Figure scripts

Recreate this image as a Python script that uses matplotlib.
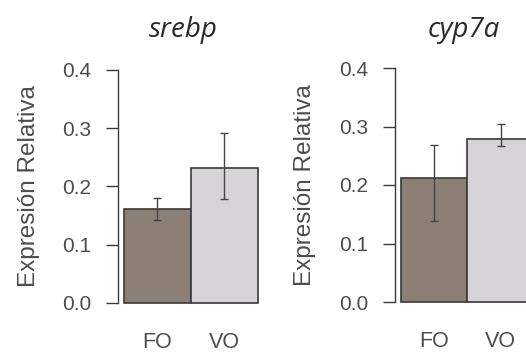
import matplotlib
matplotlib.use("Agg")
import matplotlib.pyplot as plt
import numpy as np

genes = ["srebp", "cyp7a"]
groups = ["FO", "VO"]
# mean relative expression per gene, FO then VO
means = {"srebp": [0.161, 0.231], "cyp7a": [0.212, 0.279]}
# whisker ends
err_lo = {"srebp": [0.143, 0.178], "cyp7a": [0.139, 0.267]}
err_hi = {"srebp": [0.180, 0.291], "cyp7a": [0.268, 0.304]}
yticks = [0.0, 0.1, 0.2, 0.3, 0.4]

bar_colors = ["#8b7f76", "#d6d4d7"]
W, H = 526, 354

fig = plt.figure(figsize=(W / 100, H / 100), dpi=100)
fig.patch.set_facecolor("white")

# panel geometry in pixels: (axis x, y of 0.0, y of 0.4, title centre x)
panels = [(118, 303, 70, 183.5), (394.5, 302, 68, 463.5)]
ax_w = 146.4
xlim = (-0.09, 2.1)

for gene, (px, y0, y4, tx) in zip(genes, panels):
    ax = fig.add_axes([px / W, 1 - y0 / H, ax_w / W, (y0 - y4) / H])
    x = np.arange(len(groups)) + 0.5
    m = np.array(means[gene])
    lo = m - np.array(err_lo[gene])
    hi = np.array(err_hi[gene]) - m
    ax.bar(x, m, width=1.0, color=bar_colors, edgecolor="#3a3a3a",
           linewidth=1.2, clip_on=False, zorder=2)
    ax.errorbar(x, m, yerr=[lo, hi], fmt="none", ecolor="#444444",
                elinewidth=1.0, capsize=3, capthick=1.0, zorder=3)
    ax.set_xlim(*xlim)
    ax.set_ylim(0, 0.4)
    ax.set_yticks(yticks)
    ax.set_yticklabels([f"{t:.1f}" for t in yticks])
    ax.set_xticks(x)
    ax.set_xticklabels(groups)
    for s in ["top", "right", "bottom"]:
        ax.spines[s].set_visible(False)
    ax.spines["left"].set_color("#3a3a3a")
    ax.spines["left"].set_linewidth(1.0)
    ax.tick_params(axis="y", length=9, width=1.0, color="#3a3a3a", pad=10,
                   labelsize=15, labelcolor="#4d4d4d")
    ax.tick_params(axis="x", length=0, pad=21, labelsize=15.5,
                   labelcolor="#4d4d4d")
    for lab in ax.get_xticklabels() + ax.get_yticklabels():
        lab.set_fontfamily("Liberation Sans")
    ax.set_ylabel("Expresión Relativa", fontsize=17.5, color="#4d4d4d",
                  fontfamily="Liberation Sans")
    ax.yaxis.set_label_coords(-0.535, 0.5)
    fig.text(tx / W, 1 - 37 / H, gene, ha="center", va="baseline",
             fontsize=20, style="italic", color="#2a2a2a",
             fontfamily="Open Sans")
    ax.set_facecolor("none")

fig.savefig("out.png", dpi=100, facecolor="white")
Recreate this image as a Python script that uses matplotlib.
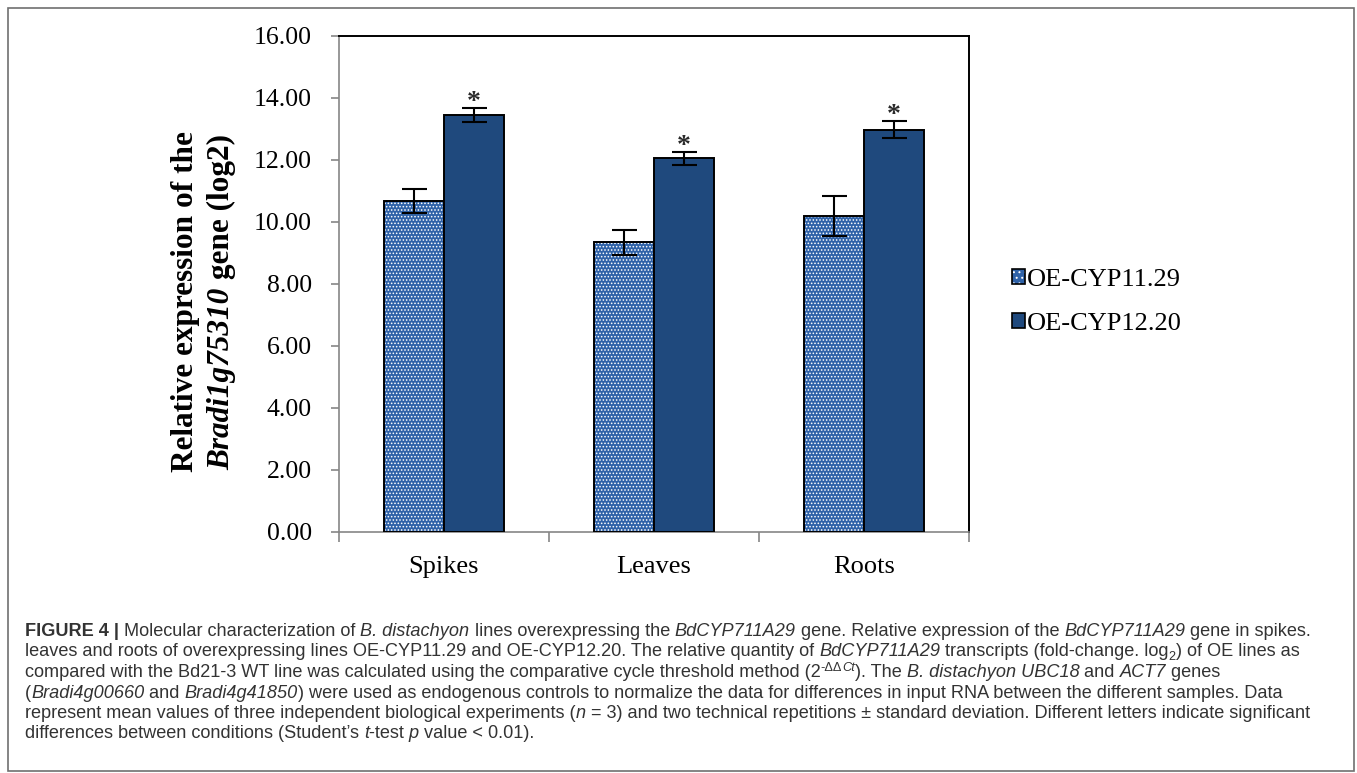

REQUIREMENT
Pictures stay out; reproduce every line of the records exactly.

OUTPUT FOR THIS EXERCISE
Recreate this image as a Python script that uses matplotlib.
import matplotlib
matplotlib.use("Agg")
import matplotlib.pyplot as plt
import numpy as np

genes = ["srebp", "cyp7a"]
groups = ["FO", "VO"]
# mean relative expression per gene, FO then VO
means = {"srebp": [0.161, 0.231], "cyp7a": [0.212, 0.279]}
# whisker ends
err_lo = {"srebp": [0.143, 0.178], "cyp7a": [0.139, 0.267]}
err_hi = {"srebp": [0.180, 0.291], "cyp7a": [0.268, 0.304]}
yticks = [0.0, 0.1, 0.2, 0.3, 0.4]

bar_colors = ["#8b7f76", "#d6d4d7"]
W, H = 526, 354

fig = plt.figure(figsize=(W / 100, H / 100), dpi=100)
fig.patch.set_facecolor("white")

# panel geometry in pixels: (axis x, y of 0.0, y of 0.4, title centre x)
panels = [(118, 303, 70, 183.5), (394.5, 302, 68, 463.5)]
ax_w = 146.4
xlim = (-0.09, 2.1)

for gene, (px, y0, y4, tx) in zip(genes, panels):
    ax = fig.add_axes([px / W, 1 - y0 / H, ax_w / W, (y0 - y4) / H])
    x = np.arange(len(groups)) + 0.5
    m = np.array(means[gene])
    lo = m - np.array(err_lo[gene])
    hi = np.array(err_hi[gene]) - m
    ax.bar(x, m, width=1.0, color=bar_colors, edgecolor="#3a3a3a",
           linewidth=1.2, clip_on=False, zorder=2)
    ax.errorbar(x, m, yerr=[lo, hi], fmt="none", ecolor="#444444",
                elinewidth=1.0, capsize=3, capthick=1.0, zorder=3)
    ax.set_xlim(*xlim)
    ax.set_ylim(0, 0.4)
    ax.set_yticks(yticks)
    ax.set_yticklabels([f"{t:.1f}" for t in yticks])
    ax.set_xticks(x)
    ax.set_xticklabels(groups)
    for s in ["top", "right", "bottom"]:
        ax.spines[s].set_visible(False)
    ax.spines["left"].set_color("#3a3a3a")
    ax.spines["left"].set_linewidth(1.0)
    ax.tick_params(axis="y", length=9, width=1.0, color="#3a3a3a", pad=10,
                   labelsize=15, labelcolor="#4d4d4d")
    ax.tick_params(axis="x", length=0, pad=21, labelsize=15.5,
                   labelcolor="#4d4d4d")
    for lab in ax.get_xticklabels() + ax.get_yticklabels():
        lab.set_fontfamily("Liberation Sans")
    ax.set_ylabel("Expresión Relativa", fontsize=17.5, color="#4d4d4d",
                  fontfamily="Liberation Sans")
    ax.yaxis.set_label_coords(-0.535, 0.5)
    fig.text(tx / W, 1 - 37 / H, gene, ha="center", va="baseline",
             fontsize=20, style="italic", color="#2a2a2a",
             fontfamily="Open Sans")
    ax.set_facecolor("none")

fig.savefig("out.png", dpi=100, facecolor="white")
Recreate this image as a Python script that uses matplotlib.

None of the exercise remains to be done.